Training

Firefighting 101

Educational event gives elected, appointed officials hands-on look at fire, rescue

Crawfordsville City Council President Andy Biddle emerges from a simulated fire at the Crawfordsville Fire Department
Crawfordsville City Council President Andy Biddle emerges from a simulated fire at the Crawfordsville Fire Department
Nick Hedrick/Journal Review
Posted

As dawn broke on a rainy Saturday morning, a group of elected and appointed officials suited up alongside Crawfordsville firefighters and paramedics.

By lunchtime, they had rescued a child from a smoky building, dragged hoses through a burning house, performed CPR on a cardiac arrest victim and cut apart a vehicle with the “jaws of life.”

The exercises were staged by members of Crawfordsville Professional Firefighters Union Local 4143, who invited the local leaders to the department’s training grounds to experience what it’s like to fight fires and provide emergency medical care.
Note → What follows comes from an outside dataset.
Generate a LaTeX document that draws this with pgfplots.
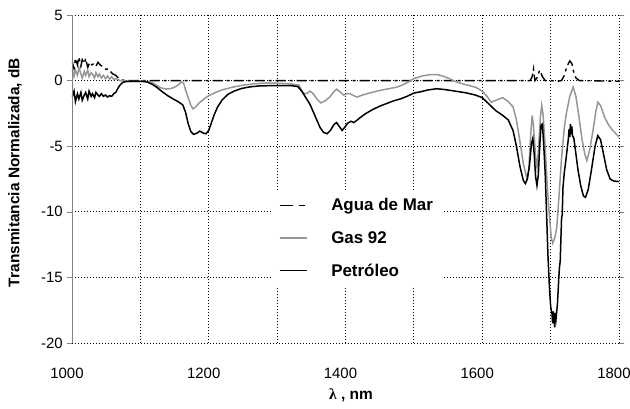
\documentclass[border=0pt]{standalone}
\usepackage{fontspec}
\setmainfont{Liberation Sans}
\newfontfamily\serifl{Liberation Serif}
\usepackage{pgfplots}
\pgfplotsset{compat=1.18}
\definecolor{gasgray}{RGB}{150,150,150}

\pgfplotstableread{
x y
1000 1.5
1003 0.9
1005 1.7
1008 1.2
1010 1.8
1013 1.1
1015 1.6
1018 1.3
1020 1.7
1023 1.0
1026 1.4
1029 1.2
1032 1.3
1035 1.1
1038 1.4
1041 1.2
1044 1.1
1047 1.0
1050 0.85
1053 0.9
1056 0.7
1060 0.5
1064 0.4
1068 0.2
1072 0.05
1080 0.0
1670 0.0
1673 0.3
1675 0.9
1677 0.0
1680 0.2
1684 0.8
1688 0.3
1692 0.0
1700 0.0
1710 -0.05
1716 0.0
1720 0.4
1724 1.1
1728 1.5
1731 1.3
1734 0.6
1737 0.2
1742 0.0
1800 -0.05
}\agua

\pgfplotstableread{
x y
1000 0.9
1003 0.3
1005 0.8
1008 0.4
1010 1.0
1013 0.5
1015 0.2
1018 0.7
1020 0.4
1023 0.8
1025 0.3
1028 0.6
1030 0.5
1033 0.2
1035 0.6
1038 0.3
1040 0.5
1043 0.2
1046 0.4
1049 0.15
1052 0.35
1055 0.1
1058 0.3
1061 0.1
1065 0.15
1070 0.0
1080 -0.05
1100 -0.05
1115 -0.1
1122 -0.3
1130 -0.55
1138 -0.65
1145 -0.6
1150 -0.5
1155 -0.35
1160 -0.1
1163 -0.15
1166 -0.7
1170 -1.3
1174 -1.9
1177 -2.15
1181 -2.0
1186 -1.7
1193 -1.4
1200 -1.15
1210 -0.9
1220 -0.7
1235 -0.5
1250 -0.35
1265 -0.25
1285 -0.18
1300 -0.2
1320 -0.25
1332 -0.35
1338 -0.95
1343 -1.0
1348 -0.8
1353 -1.0
1358 -1.4
1364 -1.7
1370 -1.55
1377 -1.25
1382 -0.9
1387 -0.65
1392 -0.85
1397 -1.1
1402 -1.0
1407 -1.0
1412 -1.15
1417 -1.25
1425 -1.1
1435 -0.95
1446 -0.8
1460 -0.65
1475 -0.5
1485 -0.3
1492 -0.1
1500 0.15
1512 0.35
1523 0.45
1535 0.45
1542 0.35
1552 0.15
1562 -0.1
1575 -0.3
1590 -0.5
1600 -0.8
1607 -1.2
1613 -1.65
1620 -1.5
1630 -1.3
1638 -1.6
1645 -2.0
1650 -3.0
1655 -4.6
1660 -6.3
1665 -7.4
1668 -6.8
1671 -4.0
1673 -2.65
1675 -3.5
1678 -5.8
1680 -6.6
1682 -5.5
1685 -2.8
1687 -1.9
1689 -2.6
1692 -5.0
1695 -8.0
1698 -10.2
1701 -12.0
1703 -12.4
1706 -12.0
1709 -11.2
1712 -9.0
1716 -5.9
1720 -3.6
1723 -2.5
1728 -1.2
1733 -0.5
1737 -1.2
1741 -2.6
1746 -4.5
1750 -5.6
1753 -6.1
1757 -5.3
1762 -3.8
1766 -2.4
1769 -1.65
1773 -1.9
1779 -2.8
1785 -3.4
1791 -3.8
1800 -4.3
}\gas

\pgfplotstableread{
x y
1000 -1.3
1003 -0.8
1005 -1.6
1008 -1.0
1010 -1.4
1013 -0.9
1015 -1.5
1018 -1.1
1020 -0.9
1023 -1.4
1025 -0.8
1028 -1.2
1030 -1.0
1033 -1.3
1035 -0.9
1038 -1.1
1040 -1.2
1043 -1.0
1046 -1.2
1049 -1.1
1052 -1.25
1055 -1.15
1058 -1.2
1061 -1.0
1064 -0.9
1067 -0.6
1070 -0.35
1074 -0.15
1078 -0.08
1085 -0.05
1100 -0.05
1110 -0.1
1118 -0.3
1125 -0.55
1132 -0.85
1140 -1.15
1148 -1.4
1155 -1.6
1162 -1.85
1166 -2.4
1170 -3.3
1174 -3.9
1178 -4.1
1183 -4.0
1187 -3.85
1192 -4.0
1196 -4.05
1200 -3.8
1204 -3.2
1208 -2.6
1213 -2.0
1220 -1.45
1228 -1.05
1237 -0.8
1248 -0.6
1260 -0.48
1275 -0.4
1300 -0.38
1320 -0.38
1330 -0.45
1336 -0.8
1342 -1.3
1348 -1.8
1353 -2.4
1358 -3.0
1363 -3.6
1368 -3.95
1373 -4.05
1378 -3.8
1383 -3.35
1387 -3.2
1391 -3.5
1395 -3.8
1399 -3.55
1403 -3.25
1408 -3.1
1412 -3.2
1416 -3.05
1422 -2.8
1430 -2.5
1440 -2.2
1450 -1.95
1460 -1.75
1470 -1.55
1480 -1.4
1490 -1.2
1500 -0.95
1510 -0.85
1520 -0.72
1533 -0.62
1545 -0.68
1560 -0.8
1575 -0.92
1590 -1.1
1600 -1.3
1610 -1.8
1620 -2.3
1630 -2.65
1638 -3.0
1645 -3.8
1650 -5.0
1655 -6.5
1660 -7.6
1663 -7.85
1666 -7.5
1669 -6.5
1672 -4.8
1674 -4.4
1676 -5.6
1678 -7.3
1680 -8.0
1682 -7.2
1684 -5.0
1686 -3.4
1688 -3.3
1690 -5.0
1692 -7.0
1694 -10.0
1696 -13.2
1698 -15.5
1700 -17.2
1702 -17.8
1703 -18.5
1704 -17.6
1705 -18.2
1706 -18.8
1707 -17.7
1708 -18.1
1710 -17.0
1712 -15.0
1713 -14.2
1714 -13.8
1716 -10.5
1717 -10.2
1718 -8.2
1720 -7.0
1722 -6.2
1724 -5.3
1726 -4.4
1727 -3.7
1728 -4.3
1729 -3.3
1730 -4.1
1731 -3.5
1732 -4.2
1734 -4.4
1737 -5.6
1740 -6.8
1744 -8.0
1748 -8.8
1751 -8.9
1755 -8.3
1760 -6.7
1765 -5.0
1769 -4.2
1773 -4.5
1777 -5.5
1782 -6.8
1787 -7.5
1792 -7.65
1800 -7.7
}\petroleo

\begin{document}
\begin{tikzpicture}
\begin{axis}[
  width=547bp, height=328bp, scale only axis,
  xmin=1000, xmax=1800, ymin=-20, ymax=5,
  xtick={1000,1200,...,1800},
  minor xtick={1100,1300,1500,1700},
  ytick={-20,-15,...,5},
  grid=both,
  major grid style={black, line width=0.9bp, dash pattern=on 0.9bp off 2.1bp},
  minor grid style={black, line width=0.9bp, dash pattern=on 0.9bp off 2.1bp},
  axis line style={draw=none},
  x tick style={draw=none},
  minor x tick style={draw=none},
  y tick style={gray, line width=0.6bp},
  tick align=outside,
  major tick length=5bp,
  minor tick length=0bp,
  tick label style={font=\fontsize{15}{17}\selectfont},
  /pgf/number format/assume math mode=true,
  /pgf/number format/set thousands separator={},
  x tick label style={anchor=center, yshift=-25bp, xshift=-5bp},
  y tick label style={anchor=east, inner sep=0pt, xshift=-4bp},
  xlabel={{\serifl λ} , nm},
  ylabel={Transmitancia Normalizada, dB},
  label style={font=\bfseries\fontsize{15.5}{17}\selectfont},
  xlabel style={at={(axis description cs:0.51,0)}, anchor=center, yshift=-52bp},
  ylabel style={at={(axis description cs:0,0.52)}, anchor=center, yshift=57bp},
  legend style={at={(0.363,0.465)}, anchor=north west, draw=none, fill=white,
    font=\bfseries\fontsize{17}{19}\selectfont, row sep=15bp,
    inner xsep=8bp, inner ysep=6bp, cells={anchor=west},
    /tikz/every odd column/.append style={column sep=22bp}},
  legend image code/.code={\draw[#1] (0bp,0bp) -- (27bp,0bp);},
]
\addplot[black, line width=1.4bp, dash pattern=on 10bp off 4bp on 3bp off 4bp,
  legend image post style={dash pattern=on 13bp off 6bp on 6bp off 20bp}] table[x=x,y=y] {\agua};
\addlegendentry{Agua de Mar}
\addplot[gasgray, line width=1.5bp] table[x=x,y=y] {\gas};
\addlegendentry{Gas 92}
\addplot[black, line width=1.5bp] table[x=x,y=y] {\petroleo};
\addlegendentry{Petróleo}
\draw[gray, line width=0.8bp] (rel axis cs:0,0) -- (rel axis cs:0,1);
\coordinate (bl) at (rel axis cs:0,0);
\coordinate (tr) at (rel axis cs:1,1);
\end{axis}
\pgfresetboundingbox
\path ([shift={(-72bp,-66bp)}]bl) rectangle ([shift={(11bp,15bp)}]tr);
\end{tikzpicture}
\end{document}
“This is to show them what we do day in and day out,” Local 4143 member Kurt Davis said.

The firefighters were joined for “Fire Ops 101” by Crawfordsville City Council members Andy Biddle, Ethan Hollander and Kent Priebe, Montgomery County Council member Tom Mellish and Madison and Ripley Township trustees Greg Fuller and Jamie Selby.

Representing the appointed officials were Crawfordsville Police Chief Aaron Mattingly and Crawfordsville Fire Merit Commission members Vern Rager and Rick Warner.

“Even when I was [an elementary school] principal, I tried to sit in everyone’s seat,” said Mellish, who donned a self-contained breathing apparatus and followed Hollander into a smoke-filled firefighter survival maze for a mock search-and-rescue operation.

The event also gave the officials a hands-on look at the equipment they approve the funding for while showing them how many firefighters fill a shift.

“If you have a working fire in Indianapolis, it’s like the Civil War — they just keep throwing bodies at it. In Crawfordsville, it’s not that way. They have limited resources,” said Tom Hanify, president of Professional Firefighters Union of Indiana, who addressed the participants before the exercises.

As flames filled the inside of a simulated house, firefighter/paramedic Seth McCloud helped Biddle and Selby gear up to crawl inside. The flames topped 400 degrees, about half the temperature of an actual fire.

“Our training is what keeps us going,” McCloud said. “The intensity of our trainings today reflects how we’re going to do on the fire.”